Sotto questo profilo non è raro il caso che si diano conflitti di valore e che persone in perfetta buona fede facciano scelte eticamente sbagliate.
Il secondo criterio è la proporzionalità tra valori e disvalori, danni e benefici, a partire dalle conseguenze previste o prevedibili di una determinata azione, che nel caso funge da mezzo per raggiungere un determinato fine.
Anche qui sarà bene richiamare una distinzione tra valori morali, che dipendono solo dalla nostra volontà (libertà di coscienza) e valori non morali (vita, salute, ricchezza, bellezza, serenità ecc.) che dipendono anche da altri fattori.
Per rimanere al caso illustrato, altro è l’atteggiamento buono dei genitori di Eleonora nel rivendicare libertà di cura della figlia minorenne, altro il loro comportamento sbagliato di sottoporla a cure sproporzionate, non adeguate alla gravità della malattia.
Determinate cure o terapie non convenzionali (omeopatia, ipnosi, agopuntura, yoga, chiropratica, e altre) oggi non vengono ritenute proporzionate alla cura del cancro. Il che non significa che siano inutili o non possano venire integrate nella cura di determinate malattie. Ciò che la medicina convenzionale esclude non sono le cure integrative, bensì quelle alternative, che rifiutano ogni intervento di tipo chirurgico, radiologico, ormonale.
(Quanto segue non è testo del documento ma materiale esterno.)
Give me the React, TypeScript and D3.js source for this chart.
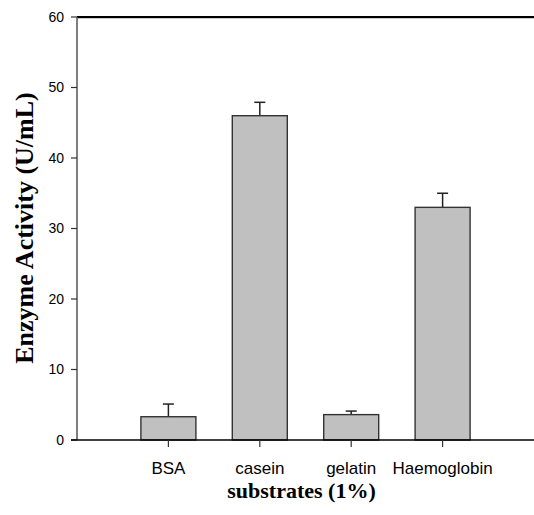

Il vero problema è che di fronte alla sofferenza di tante persone l’ospedale non è più sufficiente.
Il diritto alla cura è un diritto fondamentale che si estende lungo tutto l’arco dell’esistenza di una persona e permane inalterato durante tutte le fasi della malattia, non esclusa quella terminale.
Esistono certo malati che possono essere giudicati clinicamente inguaribili, ma non sono malati incurabili.
Questo principio, che deve essere posto come criterio-guida al centro dell’attività sanitaria, rischia talora di essere dimenticato.
I progressi della scienza medica, soprattutto in campo tecnologico, non coincidono sempre di fatto con una maggiore umanizzazione della condizione del malato.